A run of records:
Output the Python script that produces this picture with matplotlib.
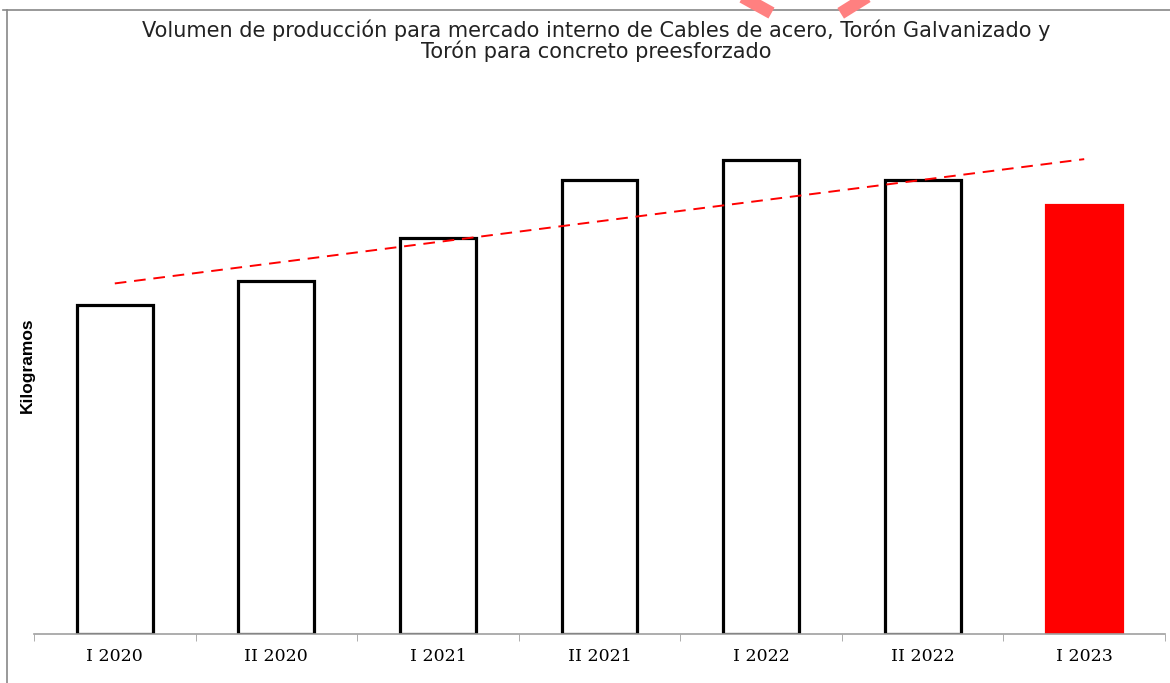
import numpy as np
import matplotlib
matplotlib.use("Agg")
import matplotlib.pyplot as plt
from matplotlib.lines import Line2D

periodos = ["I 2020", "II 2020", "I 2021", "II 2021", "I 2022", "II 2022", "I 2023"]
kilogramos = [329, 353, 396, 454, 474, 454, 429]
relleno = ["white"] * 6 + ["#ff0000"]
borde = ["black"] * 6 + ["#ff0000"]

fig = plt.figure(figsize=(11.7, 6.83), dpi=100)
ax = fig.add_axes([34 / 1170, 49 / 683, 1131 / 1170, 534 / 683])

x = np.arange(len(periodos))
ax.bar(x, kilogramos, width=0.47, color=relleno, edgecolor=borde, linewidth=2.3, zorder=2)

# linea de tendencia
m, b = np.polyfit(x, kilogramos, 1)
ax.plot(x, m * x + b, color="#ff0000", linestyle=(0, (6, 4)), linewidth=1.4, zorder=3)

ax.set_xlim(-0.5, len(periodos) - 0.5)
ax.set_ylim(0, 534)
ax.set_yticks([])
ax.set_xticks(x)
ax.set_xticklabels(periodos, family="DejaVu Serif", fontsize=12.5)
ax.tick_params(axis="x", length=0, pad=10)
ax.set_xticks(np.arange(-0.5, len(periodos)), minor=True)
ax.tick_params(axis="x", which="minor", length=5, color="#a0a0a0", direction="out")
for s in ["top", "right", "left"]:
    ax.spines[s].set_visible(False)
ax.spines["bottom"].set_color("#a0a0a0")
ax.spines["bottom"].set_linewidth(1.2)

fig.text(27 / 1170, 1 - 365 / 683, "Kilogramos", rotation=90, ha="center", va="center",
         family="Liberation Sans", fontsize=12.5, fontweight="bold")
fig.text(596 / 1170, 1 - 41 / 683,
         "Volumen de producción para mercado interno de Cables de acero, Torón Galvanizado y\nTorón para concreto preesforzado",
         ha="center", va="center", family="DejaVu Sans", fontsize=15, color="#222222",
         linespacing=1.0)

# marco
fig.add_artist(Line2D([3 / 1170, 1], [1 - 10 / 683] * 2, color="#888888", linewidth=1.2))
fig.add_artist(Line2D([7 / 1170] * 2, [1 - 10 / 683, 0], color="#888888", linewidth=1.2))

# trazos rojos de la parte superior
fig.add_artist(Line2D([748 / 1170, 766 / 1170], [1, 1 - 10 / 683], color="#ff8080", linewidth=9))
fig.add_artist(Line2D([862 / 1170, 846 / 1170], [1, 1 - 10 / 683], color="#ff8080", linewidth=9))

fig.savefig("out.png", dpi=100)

---

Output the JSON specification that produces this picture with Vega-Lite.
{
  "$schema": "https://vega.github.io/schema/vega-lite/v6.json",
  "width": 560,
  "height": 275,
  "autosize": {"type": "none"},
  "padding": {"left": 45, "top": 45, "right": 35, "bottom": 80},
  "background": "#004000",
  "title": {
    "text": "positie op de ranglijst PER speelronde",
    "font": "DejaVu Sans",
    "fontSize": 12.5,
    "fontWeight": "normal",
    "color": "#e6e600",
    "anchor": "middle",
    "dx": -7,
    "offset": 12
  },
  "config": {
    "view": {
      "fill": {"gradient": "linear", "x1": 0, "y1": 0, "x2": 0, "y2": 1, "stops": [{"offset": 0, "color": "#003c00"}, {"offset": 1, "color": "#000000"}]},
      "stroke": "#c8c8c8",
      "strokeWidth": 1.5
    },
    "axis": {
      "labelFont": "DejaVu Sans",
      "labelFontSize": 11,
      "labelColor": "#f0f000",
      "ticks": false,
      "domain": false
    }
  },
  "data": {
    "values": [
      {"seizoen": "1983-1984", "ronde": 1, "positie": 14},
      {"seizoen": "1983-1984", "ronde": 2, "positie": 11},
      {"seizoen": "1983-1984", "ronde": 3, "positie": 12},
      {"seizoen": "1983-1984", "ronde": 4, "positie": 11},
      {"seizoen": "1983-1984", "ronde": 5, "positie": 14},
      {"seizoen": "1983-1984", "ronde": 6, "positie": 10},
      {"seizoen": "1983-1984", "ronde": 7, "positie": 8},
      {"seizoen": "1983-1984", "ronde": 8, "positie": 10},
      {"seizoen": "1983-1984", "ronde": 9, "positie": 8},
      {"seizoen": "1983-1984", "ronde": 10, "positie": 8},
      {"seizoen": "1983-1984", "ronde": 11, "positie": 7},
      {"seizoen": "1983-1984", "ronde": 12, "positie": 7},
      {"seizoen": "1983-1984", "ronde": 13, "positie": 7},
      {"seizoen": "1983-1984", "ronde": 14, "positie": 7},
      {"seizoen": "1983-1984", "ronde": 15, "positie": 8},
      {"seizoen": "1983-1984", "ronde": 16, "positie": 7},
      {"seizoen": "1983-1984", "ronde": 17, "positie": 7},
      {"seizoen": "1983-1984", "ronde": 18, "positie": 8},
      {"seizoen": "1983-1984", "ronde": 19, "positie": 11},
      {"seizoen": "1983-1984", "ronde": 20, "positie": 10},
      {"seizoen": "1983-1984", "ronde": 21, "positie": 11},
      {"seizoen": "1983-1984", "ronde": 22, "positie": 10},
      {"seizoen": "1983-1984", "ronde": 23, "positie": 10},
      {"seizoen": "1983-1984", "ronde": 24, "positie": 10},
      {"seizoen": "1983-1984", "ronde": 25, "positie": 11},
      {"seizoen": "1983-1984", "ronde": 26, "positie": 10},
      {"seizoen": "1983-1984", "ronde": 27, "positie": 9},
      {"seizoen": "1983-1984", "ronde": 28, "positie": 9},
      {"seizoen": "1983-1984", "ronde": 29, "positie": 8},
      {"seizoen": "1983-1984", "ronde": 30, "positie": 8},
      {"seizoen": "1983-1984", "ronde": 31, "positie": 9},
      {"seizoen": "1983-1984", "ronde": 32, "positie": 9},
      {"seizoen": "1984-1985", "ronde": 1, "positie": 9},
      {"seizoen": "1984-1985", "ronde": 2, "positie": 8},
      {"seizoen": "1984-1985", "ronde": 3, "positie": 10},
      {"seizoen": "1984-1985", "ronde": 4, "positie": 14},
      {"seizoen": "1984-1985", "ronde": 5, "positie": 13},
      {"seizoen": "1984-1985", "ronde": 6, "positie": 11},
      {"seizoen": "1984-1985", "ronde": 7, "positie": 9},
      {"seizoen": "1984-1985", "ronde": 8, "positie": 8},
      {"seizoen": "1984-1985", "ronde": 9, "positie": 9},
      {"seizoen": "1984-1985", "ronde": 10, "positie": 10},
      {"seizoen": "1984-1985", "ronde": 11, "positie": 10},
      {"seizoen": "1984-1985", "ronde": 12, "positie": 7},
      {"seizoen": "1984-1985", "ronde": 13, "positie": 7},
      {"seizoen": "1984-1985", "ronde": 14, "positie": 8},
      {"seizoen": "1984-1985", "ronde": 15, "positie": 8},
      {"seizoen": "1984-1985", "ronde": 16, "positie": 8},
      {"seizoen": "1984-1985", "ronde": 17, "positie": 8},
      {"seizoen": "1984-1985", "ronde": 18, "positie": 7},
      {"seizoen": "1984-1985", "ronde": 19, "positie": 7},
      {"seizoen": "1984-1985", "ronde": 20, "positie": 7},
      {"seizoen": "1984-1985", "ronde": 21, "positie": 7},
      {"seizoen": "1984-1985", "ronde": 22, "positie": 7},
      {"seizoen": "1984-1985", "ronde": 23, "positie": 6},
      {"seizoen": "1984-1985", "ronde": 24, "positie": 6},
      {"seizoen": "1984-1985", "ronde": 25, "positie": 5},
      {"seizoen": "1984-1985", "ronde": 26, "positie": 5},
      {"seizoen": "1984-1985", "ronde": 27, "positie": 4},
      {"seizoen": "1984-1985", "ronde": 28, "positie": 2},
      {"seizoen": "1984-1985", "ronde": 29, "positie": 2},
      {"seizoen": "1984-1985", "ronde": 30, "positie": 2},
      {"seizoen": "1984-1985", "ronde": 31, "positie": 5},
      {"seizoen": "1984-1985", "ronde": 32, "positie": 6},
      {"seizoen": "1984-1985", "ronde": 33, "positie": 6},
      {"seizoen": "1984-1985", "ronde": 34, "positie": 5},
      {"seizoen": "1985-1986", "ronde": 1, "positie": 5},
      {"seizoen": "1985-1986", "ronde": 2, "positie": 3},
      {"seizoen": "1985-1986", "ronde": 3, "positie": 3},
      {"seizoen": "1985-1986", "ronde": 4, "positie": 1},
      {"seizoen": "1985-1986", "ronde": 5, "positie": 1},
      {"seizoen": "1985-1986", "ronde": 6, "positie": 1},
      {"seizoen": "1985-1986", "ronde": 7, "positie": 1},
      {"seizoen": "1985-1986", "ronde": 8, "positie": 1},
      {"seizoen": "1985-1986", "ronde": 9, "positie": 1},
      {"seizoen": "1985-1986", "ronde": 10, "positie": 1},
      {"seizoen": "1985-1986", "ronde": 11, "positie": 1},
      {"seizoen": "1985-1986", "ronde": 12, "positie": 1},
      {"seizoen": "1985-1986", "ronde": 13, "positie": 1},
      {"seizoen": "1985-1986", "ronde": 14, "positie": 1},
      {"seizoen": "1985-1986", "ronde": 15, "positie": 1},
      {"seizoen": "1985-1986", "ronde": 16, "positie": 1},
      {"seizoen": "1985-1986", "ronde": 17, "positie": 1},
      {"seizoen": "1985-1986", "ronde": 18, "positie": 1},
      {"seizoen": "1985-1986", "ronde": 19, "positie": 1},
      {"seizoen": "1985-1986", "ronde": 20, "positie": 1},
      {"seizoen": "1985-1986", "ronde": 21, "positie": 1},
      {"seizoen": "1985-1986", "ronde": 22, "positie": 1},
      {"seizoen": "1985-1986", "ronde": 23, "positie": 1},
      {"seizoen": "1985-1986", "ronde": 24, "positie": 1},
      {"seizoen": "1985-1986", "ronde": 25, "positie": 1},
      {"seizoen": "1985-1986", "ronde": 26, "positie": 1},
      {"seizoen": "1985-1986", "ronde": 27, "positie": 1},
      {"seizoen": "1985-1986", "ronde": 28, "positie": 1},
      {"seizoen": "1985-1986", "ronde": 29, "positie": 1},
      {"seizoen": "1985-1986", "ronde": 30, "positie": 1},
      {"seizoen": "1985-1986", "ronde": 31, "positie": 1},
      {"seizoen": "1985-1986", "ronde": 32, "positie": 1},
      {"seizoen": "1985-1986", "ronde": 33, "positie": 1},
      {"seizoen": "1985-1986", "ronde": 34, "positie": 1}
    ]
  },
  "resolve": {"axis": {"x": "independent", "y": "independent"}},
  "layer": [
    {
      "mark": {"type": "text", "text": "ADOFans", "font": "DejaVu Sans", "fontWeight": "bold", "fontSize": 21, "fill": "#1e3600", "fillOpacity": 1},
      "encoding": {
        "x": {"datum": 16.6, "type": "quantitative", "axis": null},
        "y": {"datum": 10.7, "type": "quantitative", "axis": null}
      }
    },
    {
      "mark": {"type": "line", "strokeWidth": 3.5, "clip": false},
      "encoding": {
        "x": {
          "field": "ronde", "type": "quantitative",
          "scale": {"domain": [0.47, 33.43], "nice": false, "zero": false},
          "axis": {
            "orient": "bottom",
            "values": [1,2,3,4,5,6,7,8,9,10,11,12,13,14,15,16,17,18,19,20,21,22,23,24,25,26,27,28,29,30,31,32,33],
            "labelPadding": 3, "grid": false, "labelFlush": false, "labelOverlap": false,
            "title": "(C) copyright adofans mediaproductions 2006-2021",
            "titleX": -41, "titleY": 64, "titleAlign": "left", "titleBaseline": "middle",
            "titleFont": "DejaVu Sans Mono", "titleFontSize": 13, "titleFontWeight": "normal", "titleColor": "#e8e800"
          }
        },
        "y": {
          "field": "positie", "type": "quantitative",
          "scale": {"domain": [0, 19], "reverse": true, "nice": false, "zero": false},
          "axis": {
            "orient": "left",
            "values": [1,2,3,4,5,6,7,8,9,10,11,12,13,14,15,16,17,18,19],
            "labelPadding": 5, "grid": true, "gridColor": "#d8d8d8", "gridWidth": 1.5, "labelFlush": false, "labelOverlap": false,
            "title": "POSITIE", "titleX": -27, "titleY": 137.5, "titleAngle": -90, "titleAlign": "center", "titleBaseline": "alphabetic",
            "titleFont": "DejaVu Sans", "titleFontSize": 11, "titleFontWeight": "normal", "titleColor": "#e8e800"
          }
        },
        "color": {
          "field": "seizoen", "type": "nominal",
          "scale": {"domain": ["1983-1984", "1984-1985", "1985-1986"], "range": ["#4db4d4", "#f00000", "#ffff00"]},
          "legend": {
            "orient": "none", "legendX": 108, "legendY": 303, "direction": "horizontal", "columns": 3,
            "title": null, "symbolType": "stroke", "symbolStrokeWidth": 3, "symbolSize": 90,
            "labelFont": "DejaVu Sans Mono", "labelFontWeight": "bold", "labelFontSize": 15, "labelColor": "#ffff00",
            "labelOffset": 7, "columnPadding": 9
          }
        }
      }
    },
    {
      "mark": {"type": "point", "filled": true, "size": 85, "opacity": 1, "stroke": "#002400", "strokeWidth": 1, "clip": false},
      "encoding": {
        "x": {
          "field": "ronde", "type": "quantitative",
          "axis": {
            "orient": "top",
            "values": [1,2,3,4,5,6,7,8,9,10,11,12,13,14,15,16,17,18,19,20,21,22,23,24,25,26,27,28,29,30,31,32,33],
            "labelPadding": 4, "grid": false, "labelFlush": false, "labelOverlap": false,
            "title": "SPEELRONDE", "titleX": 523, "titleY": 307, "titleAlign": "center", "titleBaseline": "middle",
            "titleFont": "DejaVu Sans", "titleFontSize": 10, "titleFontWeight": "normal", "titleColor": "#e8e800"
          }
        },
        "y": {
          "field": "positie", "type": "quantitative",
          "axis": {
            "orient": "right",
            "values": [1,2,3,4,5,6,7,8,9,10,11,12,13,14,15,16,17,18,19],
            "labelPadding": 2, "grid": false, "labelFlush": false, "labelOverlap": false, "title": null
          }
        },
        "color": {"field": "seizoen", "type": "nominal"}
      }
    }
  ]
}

## Your goal
Above are records; repeat only the lines from the line with "Output the Python" through the line with "ax.plot(x, m *", and leave pictures out.

## Result for this task
Output the Python script that produces this picture with matplotlib.
import numpy as np
import matplotlib
matplotlib.use("Agg")
import matplotlib.pyplot as plt
from matplotlib.lines import Line2D

periodos = ["I 2020", "II 2020", "I 2021", "II 2021", "I 2022", "II 2022", "I 2023"]
kilogramos = [329, 353, 396, 454, 474, 454, 429]
relleno = ["white"] * 6 + ["#ff0000"]
borde = ["black"] * 6 + ["#ff0000"]

fig = plt.figure(figsize=(11.7, 6.83), dpi=100)
ax = fig.add_axes([34 / 1170, 49 / 683, 1131 / 1170, 534 / 683])

x = np.arange(len(periodos))
ax.bar(x, kilogramos, width=0.47, color=relleno, edgecolor=borde, linewidth=2.3, zorder=2)

# linea de tendencia
m, b = np.polyfit(x, kilogramos, 1)
ax.plot(x, m * x + b, color="#ff0000", linestyle=(0, (6, 4)), linewidth=1.4, zorder=3)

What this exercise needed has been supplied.